The National Coalition of Anti-Violence Program’s annual report indicates that over 70% of hate-crime victims targeted for their sexual orientation and gender identity and expression were people of color. According to the report, trans people of color are also almost 2.5 times more likely to experience discrimination than their white counterparts.
Fowlkes said identifying as Black and part of the LGBT community is a “double whammy” of marginalization.
“In many cases, we’re dealing with racism in the white gay community,” Fowlkes said. “And we’re dealing with homophobia, transphobia in the Black community.”
Discussions of racial and LGBT equality often treat the two struggles as separate entities, ignoring the experiences of LGBT people of color, wrote Imani Briscoe ’17, experiential programmer for the Center for Inclusion and Diversity, in an email to The Hawk.
“This constant separation causes real harm to LGBTQIA+ people of color as they are often times disproportionately targeted by acts of discrimination and further marginalized in their needs due to the layered exposure to anti-gay and/or anti-transgender policies and institutionalized racial discrimination that is woven into the very fabric of society,” Briscoe wrote.
Nicole R. Stokes, Ph.D., associate provost for diversity, equity & inclusion, said having a space to discuss the intersectionality between gender, sexual orientation, race and other diverse identities is essential to creating an inclusive campus.

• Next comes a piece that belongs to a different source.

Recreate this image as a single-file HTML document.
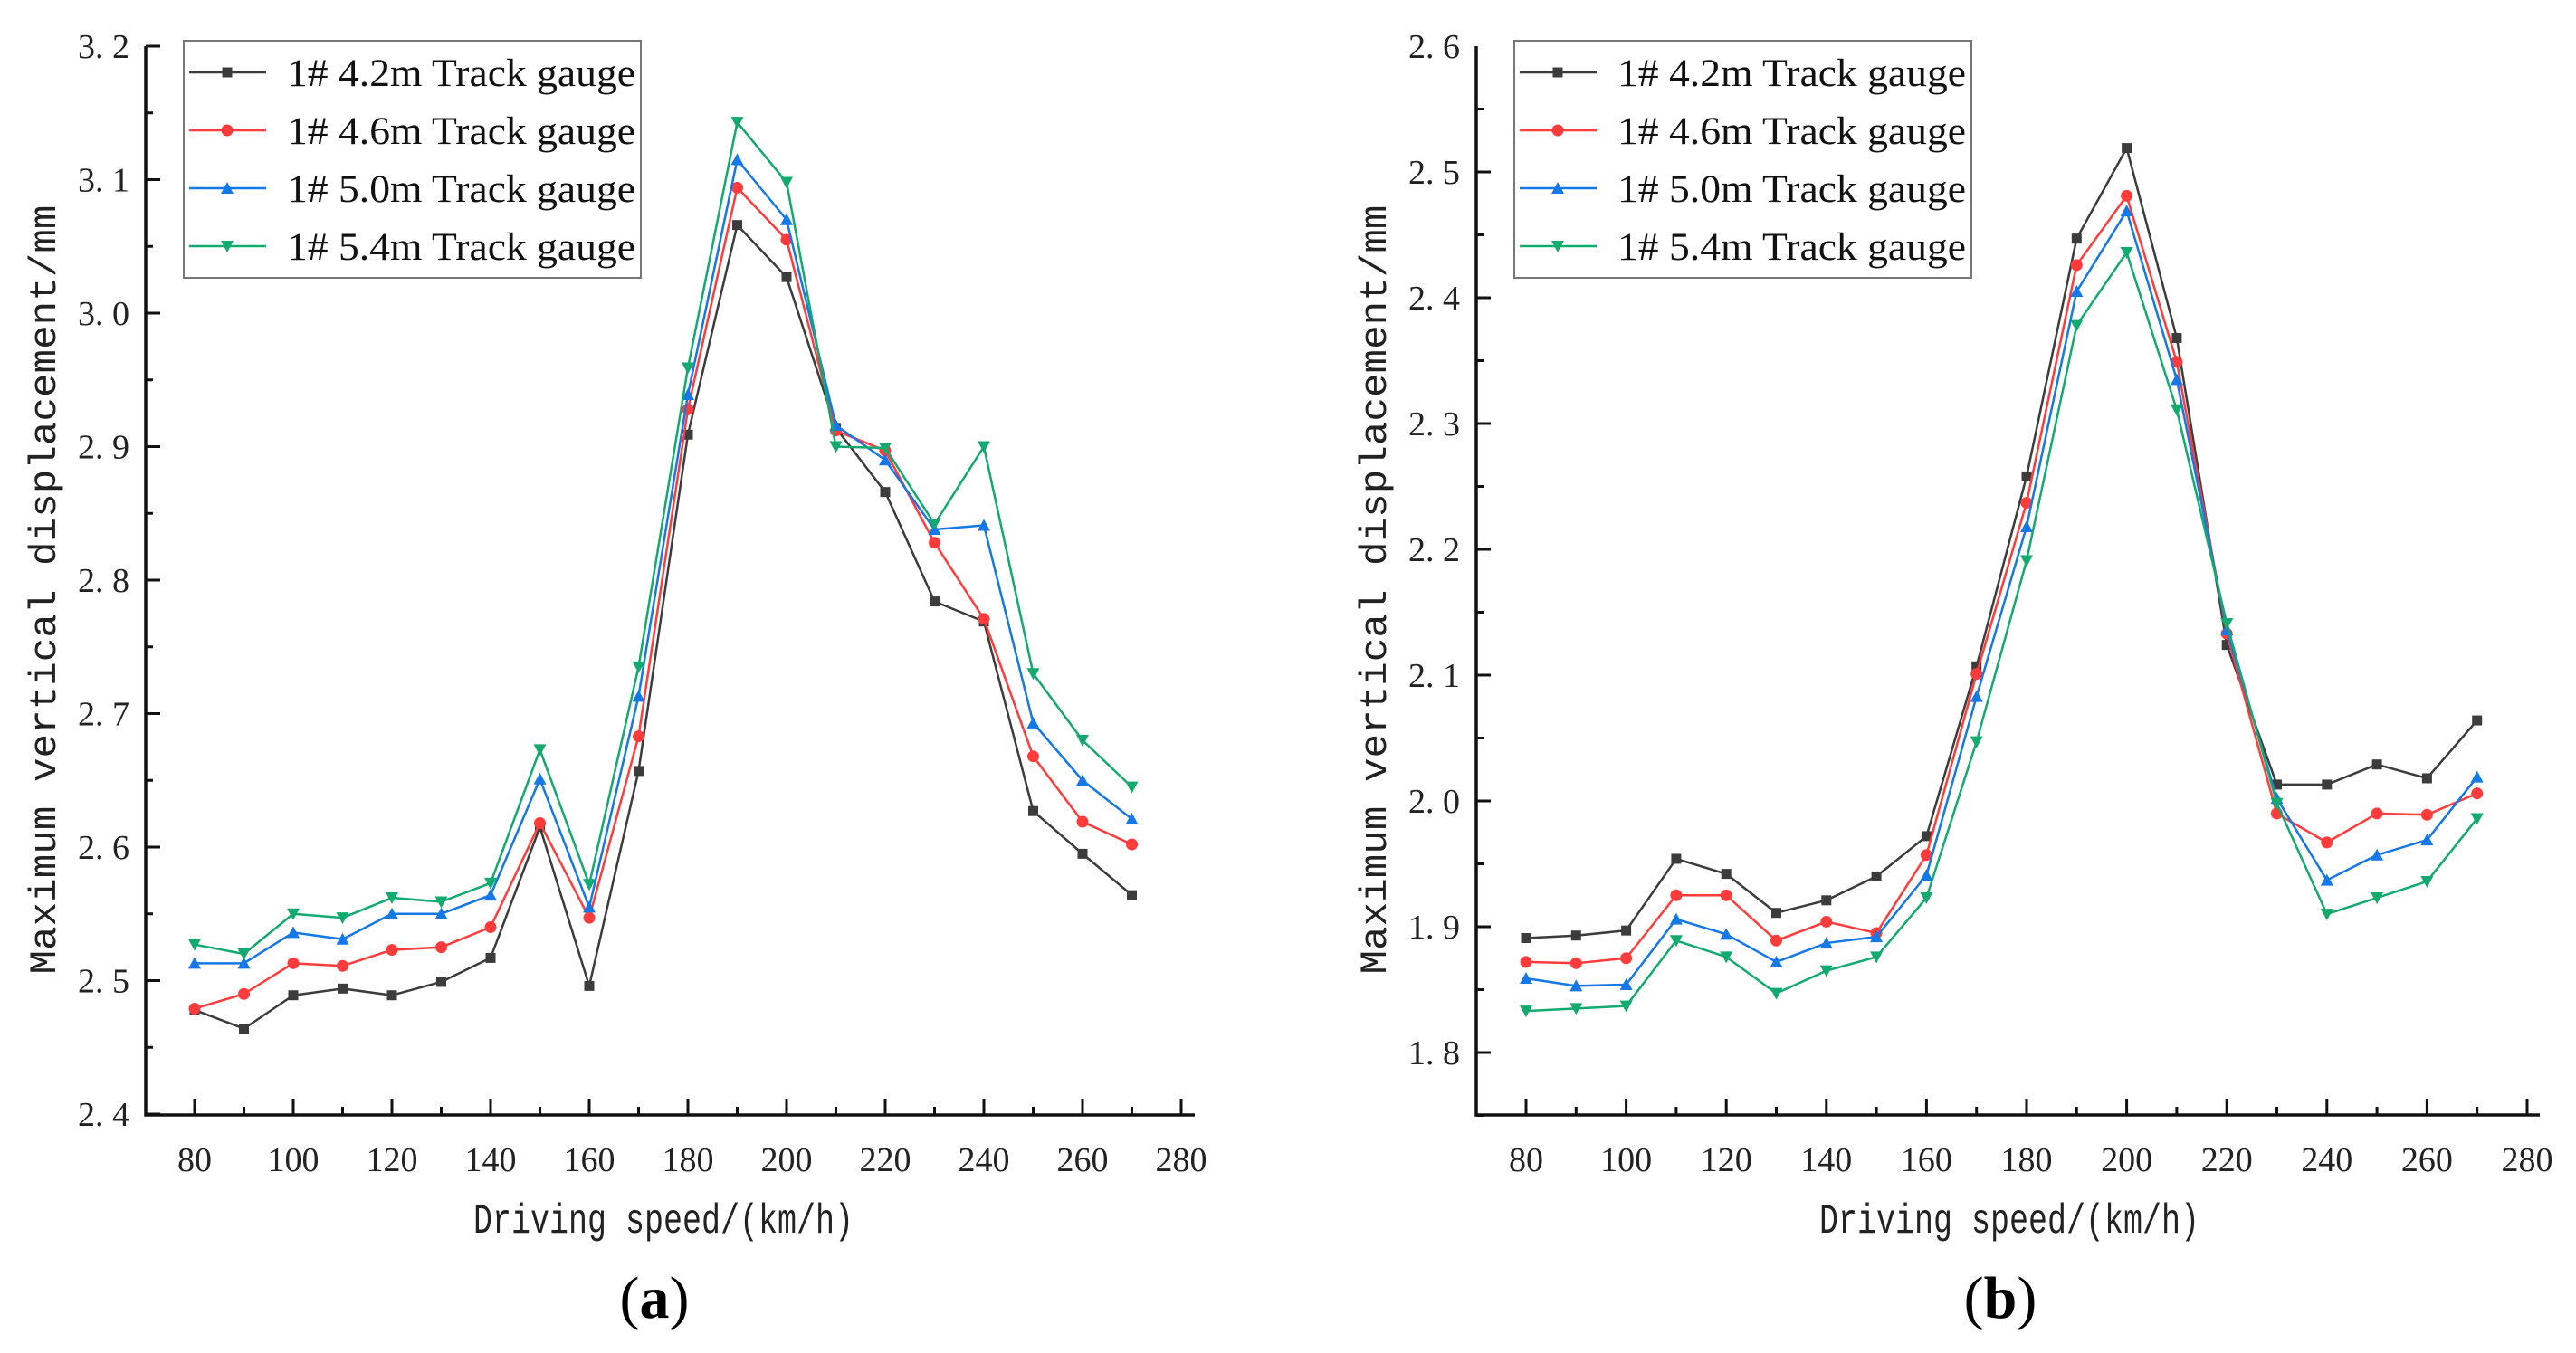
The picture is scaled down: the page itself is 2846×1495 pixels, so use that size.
<!DOCTYPE html>
<html><head><meta charset="utf-8"><style>
html,body{margin:0;padding:0;background:#fff;}
svg{display:block;}
</style></head><body>
<svg id="fig" width="2846" height="1495" xmlns="http://www.w3.org/2000/svg"></svg>
<script>
const speeds = [80,90,100,110,120,130,140,150,160,170,180,190,200,210,220,230,240,250,260,270];
const seriesNames = ["1# 4.2m  Track  gauge","1# 4.6m Track  gauge","1# 5.0m  Track  gauge","1# 5.4m  Track  gauge"];
const aG42 = [2.478,2.464,2.489,2.494,2.489,2.499,2.517,2.615,2.496,2.657,2.909,3.066,3.027,2.914,2.866,2.784,2.769,2.627,2.595,2.564];
const aG46 = [2.479,2.490,2.513,2.511,2.523,2.525,2.540,2.618,2.547,2.683,2.928,3.094,3.055,2.912,2.897,2.828,2.771,2.668,2.619,2.602];
const aG50 = [2.513,2.513,2.536,2.531,2.550,2.550,2.564,2.651,2.555,2.713,2.939,3.115,3.070,2.916,2.890,2.838,2.841,2.693,2.650,2.621];
const aG54 = [2.527,2.520,2.550,2.547,2.562,2.559,2.573,2.673,2.572,2.735,2.959,3.143,3.098,2.900,2.899,2.842,2.900,2.730,2.680,2.645];
const bG42 = [1.891,1.893,1.897,1.954,1.942,1.911,1.921,1.940,1.972,2.107,2.258,2.447,2.519,2.368,2.124,2.013,2.013,2.029,2.018,2.064];
const bG46 = [1.872,1.871,1.875,1.925,1.925,1.889,1.904,1.895,1.957,2.101,2.237,2.426,2.481,2.349,2.133,1.990,1.967,1.990,1.989,2.006];
const bG50 = [1.859,1.853,1.854,1.906,1.894,1.872,1.887,1.892,1.941,2.083,2.218,2.405,2.469,2.335,2.136,2.002,1.937,1.957,1.969,2.019];
const bG54 = [1.833,1.835,1.837,1.889,1.876,1.847,1.865,1.876,1.923,2.047,2.191,2.378,2.436,2.311,2.141,1.998,1.910,1.923,1.936,1.986];
const xTicks = [80,100,120,140,160,180,200,220,240,260,280];
const aYTicks = ["2. 4","2. 5","2. 6","2. 7","2. 8","2. 9","3. 0","3. 1","3. 2"];
const bYTicks = ["1. 8","1. 9","2. 0","2. 1","2. 2","2. 3","2. 4","2. 5","2. 6"];

const NS="http://www.w3.org/2000/svg";
const svg=document.getElementById('fig');
const colors=["#3c3c3c","#ff3b3b","#1478e6","#12aa6e"];
const markers=["square","circle","up","down"];
function mk(tag,attrs,parent){const e=document.createElementNS(NS,tag);for(const k in attrs)e.setAttribute(k,attrs[k]);(parent||svg).appendChild(e);return e;}
function marker(g,type,x,y,c){
  let e;
  if(type==="square"){e=mk('rect',{x:x-5.5,y:y-5.5,width:11,height:11,fill:c},g);}
  else if(type==="circle"){e=mk('circle',{cx:x,cy:y,r:6.5,fill:c},g);}
  else if(type==="up"){e=mk('polygon',{points:`${x},${y-7} ${x-7},${y+6} ${x+7},${y+6}`,fill:c},g);}
  else {e=mk('polygon',{points:`${x},${y+7} ${x-7},${y-6} ${x+7},${y-6}`,fill:c},g);}
  
  
}
function panel(p){
  const g=mk('g',{});
  
  
  const X=v=>p.x80+(v-80)*p.xs;
  const Y=v=>p.yTop-(v-p.yMax)*p.ys;
  p.series.forEach((s,i)=>{
    const sg=mk('g',{},g);
    
    
    const pts=speeds.map((v,j)=>X(v)+','+Y(s[j])).join(' ');
    mk('polyline',{points:pts,fill:'none',stroke:colors[i],'stroke-width':2.5,'stroke-linejoin':'round'},sg);
    speeds.forEach((v,j)=>marker(sg,markers[i],X(v),Y(s[j]),colors[i]));
  });
  const ax=mk('path',{d:`M${p.left},${p.yTop} V${p.bottom} H${p.right}`,fill:'none',stroke:'#111','stroke-width':3.5},g);
  
  
  for(let v=80;v<=280;v+=10){
    const major=(v%20===0);
    mk('line',{x1:X(v),x2:X(v),y1:p.bottom,y2:p.bottom-(major?18:9),stroke:'#111','stroke-width':3},g);
  }
  xTicks.forEach(v=>{
    const t=mk('text',{x:X(v),y:p.bottom+62,'text-anchor':'middle','font-family':'Liberation Serif, serif','font-size':38,fill:'#222'},g);
    t.textContent=v;
    
    
  });
  for(let k=0;k<=16;k++){
    const v=p.yMin+k*0.05;
    const yy=Y(v);
    if(yy>p.bottom+1)continue;
    const major=(k%2===p.majorParity);
    mk('line',{x1:p.left,x2:p.left+(major?16:8),y1:yy,y2:yy,stroke:'#111','stroke-width':3},g);
  }
  p.yLabels.forEach((lab,i)=>{
    const v=p.yLabelStart+i*0.1;
    const t=mk('text',{x:p.left-18,y:Y(v)+13,'text-anchor':'end','font-family':'Liberation Serif, serif','font-size':38,fill:'#222'},g);
    t.textContent=lab;
    
    
  });
  const yt=mk('text',{x:0,y:0,transform:`translate(${p.left-100},${(p.yTop+p.bottom)/2+10}) rotate(-90)`,'text-anchor':'middle','font-family':'Liberation Mono, monospace','font-size':42,fill:'#222',textLength:850,lengthAdjust:'spacingAndGlyphs'},g);
  yt.textContent="Maximum vertical displacement/mm";
  
  
  const xt=mk('text',{x:p.xTitleX,y:1362,'text-anchor':'middle','font-family':'Liberation Mono, monospace','font-size':46,fill:'#222',textLength:420,lengthAdjust:'spacingAndGlyphs'},g);
  xt.textContent="Driving speed/(km/h)";
  
  
  const pl=mk('text',{x:p.xTitleX-10,y:1456,'text-anchor':'middle','font-family':'Liberation Serif, serif','font-size':66,fill:'#000'},g);
  pl.innerHTML='(<tspan font-weight="bold">'+p.id+'</tspan>)';
  
  
  const lg=mk('g',{},g);
  
  
  mk('rect',{x:p.legX,y:45,width:505,height:262,fill:'#fff',stroke:'#777','stroke-width':2},lg);
  seriesNames.forEach((n,i)=>{
    const yy=80+i*64;
    const eg=mk('g',{},lg);
    
    
    mk('line',{x1:p.legX+6,x2:p.legX+91,y1:yy,y2:yy,stroke:colors[i],'stroke-width':2.5},eg);
    marker(eg,markers[i],p.legX+48,yy,colors[i]);
    const t=mk('text',{x:p.legX+114,y:yy+15,'font-family':'Liberation Serif, serif','font-size':43,fill:'#111',textLength:385,lengthAdjust:'spacingAndGlyphs'},eg);
    t.textContent=n;
  });
}
panel({id:'a',series:[aG42,aG46,aG50,aG54],x80:215,xs:5.45,left:161,right:1320,bottom:1232,yTop:51,yMax:3.2,yMin:2.4,ys:1475,majorParity:0,yLabels:aYTicks,yLabelStart:2.4,legX:203,xTitleX:733});
panel({id:'b',series:[bG42,bG46,bG50,bG54],x80:1686,xs:5.53,left:1631,right:2806,bottom:1232,yTop:51,yMax:2.6,yMin:1.75,ys:1390,majorParity:1,yLabels:bYTicks,yLabelStart:1.8,legX:1673,xTitleX:2220});
</script>
</body></html>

“They may not feel any marginalization in just one of those domains, it might be that crescendo or that bringing together all of those parts of their identity, where they’re feeling a sense of not belonging,” Stokes said. “I do think it’s really important for a majority of members of our community to really understand that it’s not so one dimensional.”
Welsh said she encourages others to start having this conversation “among your own circles” to combat homophobia.
“The simple act of just kind of reaching out to queer people in our life and just asking them directly, ‘How can I better support you in the community?’” Welsh said. “It’s very simple, but a lot of people overlook that really small acts can go a really long way.”